Der Bezug einer Fehlgeldentschädigung hat grundsätzlich keinen direkten Einfluss auf den Inhalt eines Arbeitszeugnisses oder sonstiger arbeitsrechtlicher Dokumente. Im Zeugnis sollte der Bezug einer Fehlgeldentschädigung nur dann erwähnt werden, wenn dies für die Darstellung der Tätigkeit relevant ist oder die Herausstellung besonderer Verantwortlichkeit gewünscht wird. Eine Erwähnung von Fehlbeträgen oder der Inanspruchnahme der Fehlgeldentschädigung erfolgt im Zeugnis hingegen nicht, da dies als unzulässige negative Bewertung gewertet werden kann. In Arbeitsverträgen, Betriebsvereinbarungen und Lohnabrechnungen muss die Fehlgeldentschädigung jedoch korrekt dokumentiert werden, damit bei Streitigkeiten ein Nachweis möglich ist.
Gibt es besondere Fristen für die Geltendmachung oder Rückforderung von Fehlgeldentschädigungen?

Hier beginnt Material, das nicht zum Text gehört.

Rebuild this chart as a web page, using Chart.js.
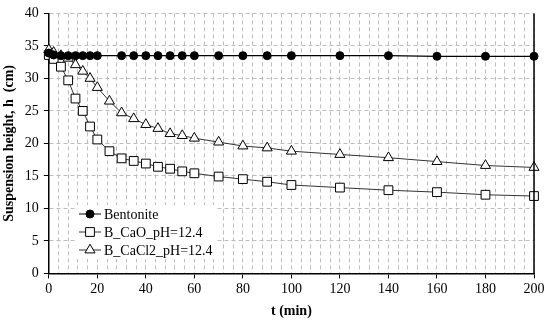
<!DOCTYPE html>
<html lang="en">
<head>
  <meta charset="UTF-8">
  <title>Suspension height</title>
  <style>
    html, body { margin: 0; padding: 0; background: #fff; }
    .box { width: 550px; height: 322px; position: relative; }
  </style>
</head>
<body>
  <div class="box">
    <canvas id="chartSuspensao"></canvas>
  </div>
  <script src="https://cdn.jsdelivr.net/npm/chart.js"></script>
  <script>
    // dados
    var tempos = [0, 2, 5, 8, 11, 14, 17, 20, 25, 30, 35, 40, 45, 50, 55, 60, 70, 80, 90, 100, 120, 140, 160, 180, 200];
    var bentonite = [33.9, 33.6, 33.5, 33.5, 33.5, 33.5, 33.5, 33.5, null, 33.5, 33.5, 33.5, 33.5, 33.5, 33.5, 33.5, 33.5, 33.5, 33.5, 33.5, 33.5, 33.5, 33.4, 33.4, 33.4];
    var caO = [33.6, 33.0, 31.8, 29.7, 26.9, 25.0, 22.6, 20.6, 18.8, 17.7, 17.3, 16.9, 16.4, 16.1, 15.7, 15.4, 14.9, 14.5, 14.1, 13.6, 13.2, 12.8, 12.5, 12.1, 11.9];
    var caCl2 = [34.4, 34.0, 33.5, 33.1, 32.1, 31.1, 30.0, 28.6, 26.5, 24.7, 23.8, 22.9, 22.3, 21.5, 21.2, 20.8, 20.2, 19.6, 19.3, 18.8, 18.3, 17.8, 17.2, 16.6, 16.3];
    var nomesSeries = ['Bentonite', 'B_CaO_pH=12.4', 'B_CaCl2_pH=12.4'];
    var xTicks = [0, 20, 40, 60, 80, 100, 120, 140, 160, 180, 200];
    var yTicks = [0, 5, 10, 15, 20, 25, 30, 35, 40];

    var fonte = "'Liberation Serif', 'Times New Roman', serif";

    function pontos(valores) {
      var lista = [];
      for (var i = 0; i < tempos.length; i++) {
        lista.push({ x: tempos[i], y: valores[i] });
      }
      return lista;
    }

    // legenda dentro da área do gráfico + borda direita
    var pluginExtra = {
      id: 'extra',
      afterDraw: function (chart) {
        var ctx = chart.ctx;
        var area = chart.chartArea;
        ctx.save();
        ctx.strokeStyle = '#000';
        ctx.lineWidth = 1.5;
        ctx.beginPath();
        ctx.moveTo(area.right, area.top);
        ctx.lineTo(area.right, area.bottom);
        ctx.stroke();

        var lx = 77, ly = 205;
        ctx.fillStyle = '#fff';
        ctx.fillRect(lx, ly, 140, 54);
        var sets = chart.data.datasets;
        for (var i = 0; i < sets.length; i++) {
          var yy = 214 + i * 18;
          ctx.strokeStyle = sets[i].borderColor;
          ctx.lineWidth = 1;
          ctx.beginPath();
          ctx.moveTo(79, yy);
          ctx.lineTo(101, yy);
          ctx.stroke();
          ctx.fillStyle = sets[i].pointBackgroundColor;
          ctx.strokeStyle = '#000';
          Chart.helpers.drawPoint(ctx, {
            pointStyle: sets[i].pointStyle,
            radius: sets[i].pointRadius,
            borderWidth: 1
          }, 90, yy);
          ctx.fillStyle = '#000';
          ctx.font = '14px ' + fonte;
          ctx.textBaseline = 'middle';
          ctx.textAlign = 'left';
          ctx.fillText(nomesSeries[i], 104, yy + 1);
        }
        ctx.restore();
      }
    };

    var grafico = new Chart(document.getElementById('chartSuspensao'), {
      type: 'line',
      data: {
        datasets: [{
          label: nomesSeries[0],
          data: pontos(bentonite),
          borderColor: '#000',
          borderWidth: 1.2,
          pointStyle: 'circle',
          pointRadius: 4,
          pointBackgroundColor: '#000',
          pointBorderColor: '#000',
          pointBorderWidth: 1,
          spanGaps: true,
          clip: false
        }, {
          label: nomesSeries[1],
          data: pontos(caO),
          borderColor: '#333',
          borderWidth: 1,
          pointStyle: 'rect',
          pointRadius: 6.2,
          pointBackgroundColor: '#fff',
          pointBorderColor: '#000',
          pointBorderWidth: 1,
          clip: false
        }, {
          label: nomesSeries[2],
          data: pontos(caCl2),
          borderColor: '#333',
          borderWidth: 1,
          pointStyle: 'triangle',
          pointRadius: 5.8,
          pointBackgroundColor: '#fff',
          pointBorderColor: '#000',
          pointBorderWidth: 1,
          clip: false
        }]
      },
      options: {
        responsive: true,
        maintainAspectRatio: false,
        animation: false,
        layout: { padding: { top: 4, right: 16, bottom: 2, left: 1 } },
        plugins: {
          legend: { display: false },
          tooltip: { enabled: false }
        },
        scales: {
          x: {
            type: 'linear',
            min: 0,
            max: 200,
            afterBuildTicks: function (axis) {
              var t = [];
              for (var v = 0; v <= 200; v += 4) t.push({ value: v });
              axis.ticks = t;
            },
            ticks: {
              autoSkip: false,
              maxRotation: 0,
              padding: 3,
              color: '#000',
              font: { family: fonte, size: 14 },
              callback: function (v) { return xTicks.indexOf(v) >= 0 ? String(v) : ''; }
            },
            grid: {
              color: '#bdbdbd',
              lineWidth: 1,
              tickLength: 5,
              tickColor: function (c) { return xTicks.indexOf(c.tick.value) >= 0 ? '#000' : 'rgba(0,0,0,0)'; }
            },
            border: { display: true, color: '#000', width: 1.5, dash: [4, 3] },
            title: {
              display: true,
              text: 't (min)',
              color: '#000',
              padding: { top: 2, bottom: 0 },
              font: { family: fonte, size: 14, weight: 'bold' }
            }
          },
          y: {
            min: 0,
            max: 40,
            afterBuildTicks: function (axis) {
              axis.ticks = yTicks.map(function (v) { return { value: v }; });
            },
            ticks: {
              padding: 5,
              color: '#000',
              font: { family: fonte, size: 14 }
            },
            grid: {
              color: '#bdbdbd',
              lineWidth: 1,
              tickLength: 5,
              tickColor: '#000'
            },
            border: { display: true, color: '#000', width: 1.5, dash: [4, 3] },
            title: {
              display: true,
              text: 'Suspension height, h  (cm)',
              color: '#000',
              padding: { top: 0, bottom: 2 },
              font: { family: fonte, size: 14, weight: 'bold' }
            }
          }
        }
      },
      plugins: [pluginExtra]
    });
  </script>
</body>
</html>
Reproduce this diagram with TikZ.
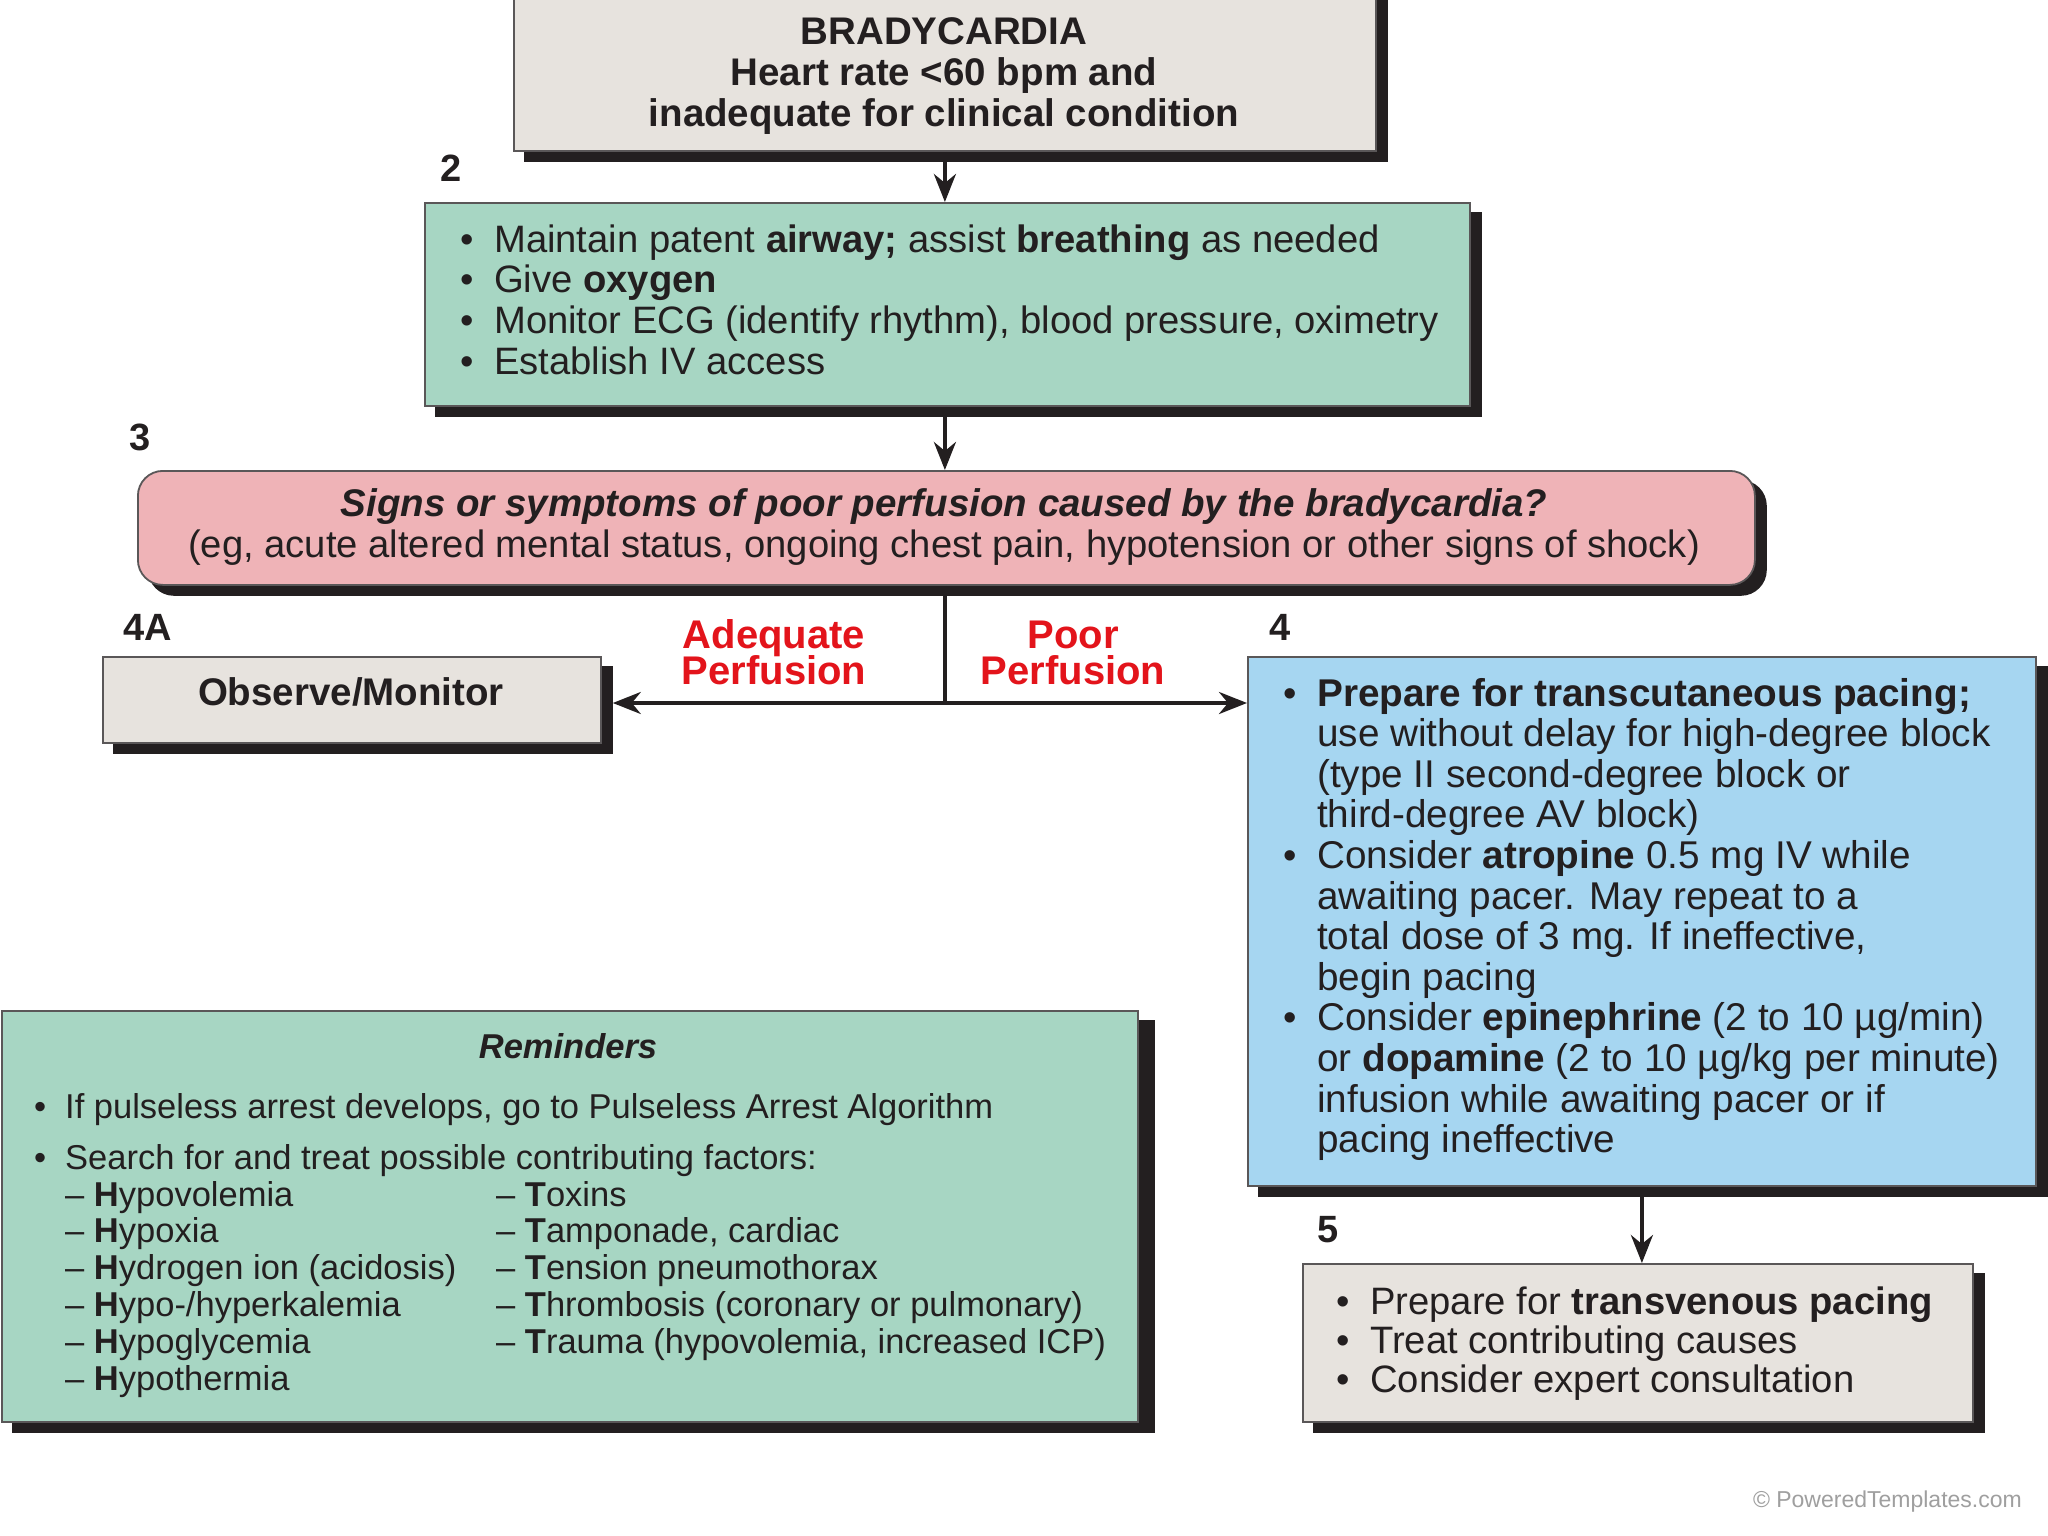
\documentclass[tikz,border=0pt]{standalone}
\usepackage{fontspec}
\setmainfont{Liberation Sans}
\usetikzlibrary{arrows.meta,shadows}
\definecolor{beige}{HTML}{E7E3DE}
\definecolor{mint}{HTML}{A7D6C3}
\definecolor{rose}{HTML}{EFB3B7}
\definecolor{sky}{HTML}{A6D6F1}
\definecolor{alarm}{HTML}{E3141B}
\definecolor{ink}{HTML}{231F20}
\tikzset{
  box/.style={draw=ink!75, line width=1.8pt, inner sep=0pt, anchor=north west,
    copy shadow={shadow xshift=11pt, shadow yshift=-10pt, fill=ink, draw=ink}},
  txt/.style={inner sep=0pt, text=ink, font=\fontsize{38.2}{40}\selectfont},
  rtxt/.style={inner sep=0pt, text=ink, font=\fontsize{34.5}{36}\selectfont},
  numlab/.style={inner sep=0pt, text=ink, font=\fontsize{38}{40}\selectfont\bfseries},
  redlab/.style={inner sep=0pt, text=alarm, font=\fontsize{40}{40}\selectfont\bfseries},
  tip/.style={-{Stealth[length=28pt,width=22pt,inset=9pt]}},
  conn/.style={draw=ink, line width=3.8pt, tip},
  conn2/.style={draw=ink, line width=3.8pt},
}
\begin{document}
\begin{tikzpicture}[x=1pt,y=-1pt]
\useasboundingbox (0,0) rectangle (2048,1536);
\fill[white] (0,0) rectangle (2048,1536);

% boxes
\node[box, fill=beige, minimum width=862pt, minimum height=170pt] (b1) at (513,-20) {};
\node[box, fill=mint, minimum width=1045pt, minimum height=203pt] (b2) at (424,202) {};
\node[box, fill=rose, rounded corners=25pt, minimum width=1617pt, minimum height=114pt] (b3) at (137,470) {};
\node[box, fill=beige, minimum width=498pt, minimum height=86pt] (b4a) at (102,656) {};
\node[box, fill=sky, minimum width=788pt, minimum height=529pt] (b4) at (1247,656) {};
\node[box, fill=beige, minimum width=670pt, minimum height=158pt] (b5) at (1302,1263) {};
\node[box, fill=mint, minimum width=1136pt, minimum height=411pt,
  copy shadow={shadow xshift=16pt, shadow yshift=-10pt, fill=ink, draw=ink}] (rem) at (1,1010) {};

% box 1 text
\node[txt, font=\fontsize{38.5}{40}\selectfont\bfseries, anchor=base] (t1a) at (944,45) {BRADYCARDIA};
\node[txt, font=\fontsize{38.5}{40}\selectfont\bfseries, anchor=base] (t1b) at (944,86) {Heart rate <60 bpm and};
\node[txt, font=\fontsize{38.5}{40}\selectfont\bfseries, anchor=base] (t1c) at (944,127) {inadequate for clinical condition};

% box 2 text
\foreach \t [count=\i] in {
  {Maintain patent \textbf{airway;} assist \textbf{breathing} as needed},
  {Give \textbf{oxygen}},
  {Monitor ECG (identify rhythm), blood pressure, oximetry},
  {Establish IV access}}{
  \node[txt, anchor=base west] (t2b\i) at (460,{252+40.8*(\i-1)}) {\textbullet};
  \node[txt, anchor=base west] (t2l\i) at (494,{252+40.8*(\i-1)}) {\t};
}

% box 3 text
\node[txt, font=\fontsize{38.5}{40}\selectfont\bfseries\itshape, anchor=base] (t3a) at (944,516) {Signs or symptoms of poor perfusion caused by the bradycardia?};
\node[txt, anchor=base] (t3b) at (944,557) {(eg, acute altered mental status, ongoing chest pain, hypotension or other signs of shock)};

% box 4A text
\node[txt, font=\fontsize{38.5}{40}\selectfont\bfseries, anchor=base] (t4a) at (351,705) {Observe/Monitor};

% box 4 text
\foreach \t [count=\i] in {
  {\bfseries Prepare for transcutaneous pacing;},
  {use without delay for high-degree block},
  {(type II second-degree block or},
  {third-degree AV block)},
  {Consider \textbf{atropine} 0.5 mg IV while},
  {awaiting pacer. May repeat to a},
  {total dose of 3 mg. If ineffective,},
  {begin pacing},
  {Consider \textbf{epinephrine} (2 to 10 µg/min)},
  {or \textbf{dopamine} (2 to 10 µg/kg per minute)},
  {infusion while awaiting pacer or if},
  {pacing ineffective}}{
  \node[txt, font=\fontsize{38.7}{40}\selectfont, anchor=base west] (t4l\i) at (1317,{706+40.6*(\i-1)}) {\t};
}
\foreach \i in {0,4,8}{
  \node[txt, anchor=base west] (t4b\i) at (1283,{706+40.6*\i}) {\textbullet};
}

% box 5 text
\foreach \t [count=\i] in {
  {Prepare for \textbf{transvenous pacing}},
  {Treat contributing causes},
  {Consider expert consultation}}{
  \node[txt, anchor=base west] (t5b\i) at (1336,{1314+39*(\i-1)}) {\textbullet};
  \node[txt, anchor=base west] (t5l\i) at (1370,{1314+39*(\i-1)}) {\t};
}

% reminders text
\node[rtxt, font=\fontsize{34.5}{36}\selectfont\bfseries\itshape, anchor=base] (rt) at (568,1058) {Reminders};
\node[rtxt, anchor=base west] (rb1) at (34,1118) {\textbullet};
\node[rtxt, anchor=base west] (rl1) at (65,1118) {If pulseless arrest develops, go to Pulseless Arrest Algorithm};
\node[rtxt, anchor=base west] (rb2) at (34,1169) {\textbullet};
\node[rtxt, anchor=base west] (rl2) at (65,1169) {Search for and treat possible contributing factors:};
\foreach \t [count=\i] in {
  {\textbf{H}ypovolemia},{\textbf{H}ypoxia},{\textbf{H}ydrogen ion (acidosis)},
  {\textbf{H}ypo-/hyperkalemia},{\textbf{H}ypoglycemia},{\textbf{H}ypothermia}}{
  \node[rtxt, anchor=base west] (rh\i) at (65,{1206+36.8*(\i-1)}) {– \t};
}
\foreach \t [count=\i] in {
  {\textbf{T}oxins},{\textbf{T}amponade, cardiac},{\textbf{T}ension pneumothorax},
  {\textbf{T}hrombosis (coronary or pulmonary)},{\textbf{T}rauma (hypovolemia, increased ICP)}}{
  \node[rtxt, anchor=base west] (rt\i) at (496,{1206+36.8*(\i-1)}) {– \t};
}

% step numbers
\node[numlab] (n2) at (451,168) {2};
\node[numlab] (n3) at (140,437) {3};
\node[numlab] (n4a) at (148,627) {4A};
\node[numlab] (n4) at (1280,627) {4};
\node[numlab] (n5) at (1328,1230) {5};

% perfusion labels
\node[redlab, anchor=base] (ad1) at (774,648) {Adequate};
\node[redlab, anchor=base] (ad2) at (774,684) {Perfusion};
\node[redlab, anchor=base] (po1) at (1073,648) {Poor};
\node[redlab, anchor=base] (po2) at (1073,684) {Perfusion};

% connectors
\draw[conn] (b1.south) -- (b1.south |- b2.north);
\draw[conn] (b2.south -| b1.south) -- (b1.south |- b3.north);
\path (b1.south |- 0,703) coordinate (split);
\draw[conn2] (b1.south |- b3.south) -- (split);
\draw[conn2, tip, shorten >=11pt] (split) -- (split -| b4a.east);
\draw[conn2, tip] (split) -- (split -| b4.west);
\draw[conn] (b4.south) -- (b4.south |- b5.north);

% watermark
\node[inner sep=0pt, text=gray!75, font=\fontsize{23}{24}\selectfont, anchor=base east] (wm) at (2022,1507) {© PoweredTemplates.com};
\end{tikzpicture}
\end{document}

Für die Geltendmachung beziehungsweise Rückforderung von Fehlgeldentschädigungen gelten die allgemeinen arbeitsrechtlichen Ausschlussfristen, wie sie im jeweiligen Arbeitsvertrag, Tarifvertrag oder der Betriebsvereinbarung normiert sind. Diese Fristen sehen häufig vor, dass Ansprüche binnen drei Monate nach Fälligkeit schriftlich geltend gemacht werden müssen. Wird eine zu Unrecht gezahlte Fehlgeldentschädigung vom Arbeitgeber zurückgefordert, sind ebenfalls die einschlägigen Fristen zu beachten. Nach Ablauf der Frist ist die Durchsetzung des Anspruchs regelmäßig ausgeschlossen. Weiterhin ist auch das Bürgerliche Gesetzbuch (BGB), namentlich §§ 195 ff. BGB (regelmäßige Verjährungsfrist von drei Jahren), in die Beurteilung einzubeziehen. Fristen können im Einzelfall durch individual- oder kollektivrechtliche Regelungen abgekürzt oder verlängert werden, sofern dies wirksam vereinbart wurde.